Not only that, but children with ADHD have been found to be more at risk of having seizures, with 14% developing seizures. Studies have suggested that as many as 40 out of 100 children with epilepsy also have ADHD. This is in contrast with the statistic from the general population that just 7 to 9 children out of 100 have ADHD. 

With stats like these, it’s very easy to draw a correlation between epilepsy and ADHD and come to the conclusion that ADHD does, in fact, occur more frequently in people with epilepsy. 

What is ADHD?

ADHD is a condition whereby a person can have some difficulties holding concentration or become hyperactive for sustained periods of time. ADHD can present in three distinct ways:

  • Primarily inattentive
  • Primarily hyperactive
  • Combined 

Those who are primarily inattentive may have difficulty concentrating, frequently make careless mistakes, problems listening and being unorganised. Those who are predominantly hyperactive may fidget constantly, have difficulty relaxing, talk excessively and display impulsive behaviour. Someone with combined ADHD could display all of these traits. 

Living with and treating ADHD and epilepsy

For people with both ADHD and epilepsy, this can make life increasingly difficult. Treatment can be equally as challenging as some epilepsy medications can actually exacerbate symptoms of ADHD. On the other hand, there are also concerns that stimulant medications that are often used to treat ADHD can trigger seizures. 

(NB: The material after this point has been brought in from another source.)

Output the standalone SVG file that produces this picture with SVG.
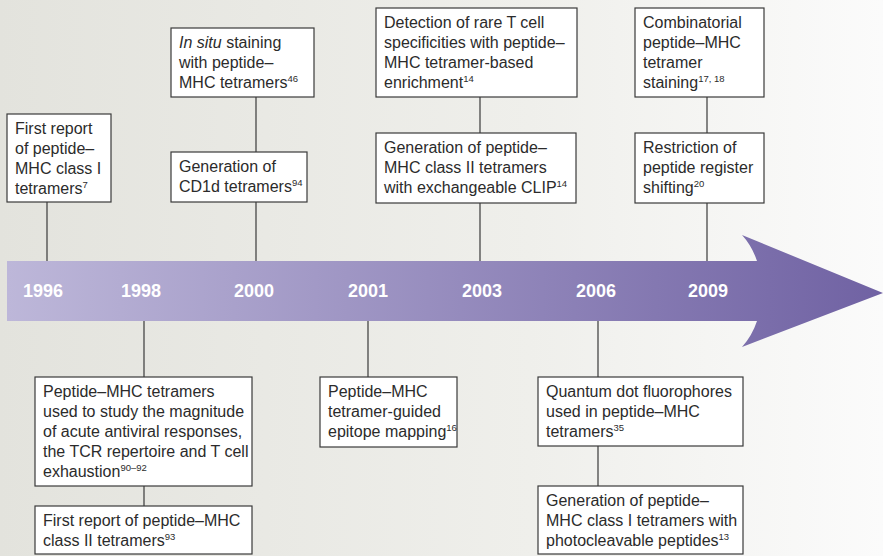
<svg xmlns="http://www.w3.org/2000/svg" width="883" height="556" viewBox="0 0 883 556">
<defs>
<linearGradient id="bg" x1="0" y1="0" x2="1" y2="0">
<stop offset="0" stop-color="#e3e3dd"/>
<stop offset="0.6" stop-color="#efefeb"/>
<stop offset="1" stop-color="#fbfbfb"/>
</linearGradient>
<linearGradient id="arr" x1="7" y1="0" x2="883" y2="0" gradientUnits="userSpaceOnUse">
<stop offset="0" stop-color="#bdb7d9"/>
<stop offset="1" stop-color="#7062a3"/>
</linearGradient>
<style>
.box{fill:#fff;stroke:#3a3a3a;stroke-width:1.2}
.ln{stroke:#3a3a3a;stroke-width:1.2;fill:none}
.t{font-family:"Liberation Sans",Arial,sans-serif;font-size:16px;fill:#2b2b2b}
.s{font-size:9.5px}
.yr{font-family:"Liberation Sans",Arial,sans-serif;font-size:18px;font-weight:bold;fill:#fff;text-anchor:middle}
</style>
</defs>
<rect width="883" height="556" fill="url(#bg)"/>
<g id="connectors">
<line class="ln" x1="47" y1="202" x2="47" y2="261"/>
<line class="ln" x1="256" y1="97" x2="256" y2="152"/>
<line class="ln" x1="256" y1="202" x2="256" y2="261"/>
<line class="ln" x1="480" y1="97" x2="480" y2="133"/>
<line class="ln" x1="480" y1="203" x2="480" y2="261"/>
<line class="ln" x1="707" y1="97" x2="707" y2="133"/>
<line class="ln" x1="707" y1="203" x2="707" y2="261"/>
<line class="ln" x1="144" y1="321" x2="144" y2="377"/>
<line class="ln" x1="144" y1="486" x2="144" y2="506"/>
<line class="ln" x1="368" y1="321" x2="368" y2="377"/>
<line class="ln" x1="598" y1="321" x2="598" y2="377"/>
<line class="ln" x1="598" y1="446" x2="598" y2="486"/>
</g>
<g id="timeline">
<path d="M7 261 L757 261 Q752 246 742 235 L883 293 L742 347 Q752 336 757 321 L7 321 Z" fill="url(#arr)"/>
<text class="yr" x="43" y="297">1996</text>
<text class="yr" x="141" y="297">1998</text>
<text class="yr" x="254" y="297">2000</text>
<text class="yr" x="368" y="297">2001</text>
<text class="yr" x="482" y="297">2003</text>
<text class="yr" x="596" y="297">2006</text>
<text class="yr" x="708" y="297">2009</text>
</g>
<g id="n1996">
<rect class="box" x="7" y="114" width="104" height="88"/>
<text class="t" x="15" y="134">First report<tspan x="15" y="154">of peptide–</tspan><tspan x="15" y="174">MHC class I</tspan><tspan x="15" y="194">tetramers<tspan class="s" dy="-6">7</tspan></tspan></text>
</g>
<g id="n2000a">
<rect class="box" x="171" y="28" width="143" height="69"/>
<text class="t" x="179" y="48"><tspan font-style="italic">In situ</tspan> staining<tspan x="179" y="68">with peptide–</tspan><tspan x="179" y="88">MHC tetramers<tspan class="s" dy="-6">46</tspan></tspan></text>
</g>
<g id="n2000b">
<rect class="box" x="171" y="152" width="136" height="50"/>
<text class="t" x="179" y="172">Generation of<tspan x="179" y="192">CD1d tetramers<tspan class="s" dy="-6">94</tspan></tspan></text>
</g>
<g id="n2003a">
<rect class="box" x="376" y="8" width="201" height="89"/>
<text class="t" x="384" y="28">Detection of rare T cell<tspan x="384" y="48">specificities with peptide–</tspan><tspan x="384" y="68">MHC tetramer-based</tspan><tspan x="384" y="88">enrichment<tspan class="s" dy="-6">14</tspan></tspan></text>
</g>
<g id="n2003b">
<rect class="box" x="376" y="133" width="200" height="70"/>
<text class="t" x="384" y="153">Generation of peptide–<tspan x="384" y="173">MHC class II tetramers</tspan><tspan x="384" y="193">with exchangeable CLIP<tspan class="s" dy="-6">14</tspan></tspan></text>
</g>
<g id="n2009a">
<rect class="box" x="635" y="8" width="129" height="89"/>
<text class="t" x="643" y="28">Combinatorial<tspan x="643" y="48">peptide–MHC</tspan><tspan x="643" y="68">tetramer</tspan><tspan x="643" y="88">staining<tspan class="s" dy="-6">17, 18</tspan></tspan></text>
</g>
<g id="n2009b">
<rect class="box" x="635" y="133" width="129" height="70"/>
<text class="t" x="643" y="153">Restriction of<tspan x="643" y="173">peptide register</tspan><tspan x="643" y="193">shifting<tspan class="s" dy="-6">20</tspan></tspan></text>
</g>
<g id="n1998a">
<rect class="box" x="35" y="377" width="217" height="109"/>
<text class="t" x="43" y="397">Peptide–MHC tetramers<tspan x="43" y="417">used to study the magnitude</tspan><tspan x="43" y="437">of acute antiviral responses,</tspan><tspan x="43" y="457">the TCR repertoire and T cell</tspan><tspan x="43" y="477">exhaustion<tspan class="s" dy="-6">90–92</tspan></tspan></text>
</g>
<g id="n1998b">
<rect class="box" x="35" y="506" width="217" height="48"/>
<text class="t" x="43" y="526">First report of peptide–MHC<tspan x="43" y="546">class II tetramers<tspan class="s" dy="-6">93</tspan></tspan></text>
</g>
<g id="n2001">
<rect class="box" x="320" y="377" width="137" height="70"/>
<text class="t" x="328" y="397">Peptide–MHC<tspan x="328" y="417">tetramer-guided</tspan><tspan x="328" y="437">epitope mapping<tspan class="s" dy="-6">16</tspan></tspan></text>
</g>
<g id="n2006a">
<rect class="box" x="538" y="377" width="205" height="69"/>
<text class="t" x="546" y="397">Quantum dot fluorophores<tspan x="546" y="417">used in peptide–MHC</tspan><tspan x="546" y="437">tetramers<tspan class="s" dy="-6">35</tspan></tspan></text>
</g>
<g id="n2006b">
<rect class="box" x="538" y="486" width="205" height="68"/>
<text class="t" x="546" y="506">Generation of peptide–<tspan x="546" y="526">MHC class I tetramers with</tspan><tspan x="546" y="546">photocleavable peptides<tspan class="s" dy="-6">13</tspan></tspan></text>
</g>
</svg>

People with both epilepsy and ADHD will need a care and treatment plan that addresses both of the conditions. In these cases there are specific things that need to be considered, including: 

  • How symptoms of ADHD can complicate epilepsy diagnosis and be mistaken for seizures. 
  • How seizure control should take priority and if successful can have a positive impact on ADHD. 
  • Treatment for symptoms of ADHD that remain once seizures are controlled should be treated to lessen stress and improve the person’s quality of life. 
  • Treatment and care plans should be reviewed on an annual basis at the minimum to ensure treatment for both ADHD and epilepsy remain effective. 

There may also be treatment options to consider outside of medication, including behavioural or cognitive behavioural therapy, coaching and skills training.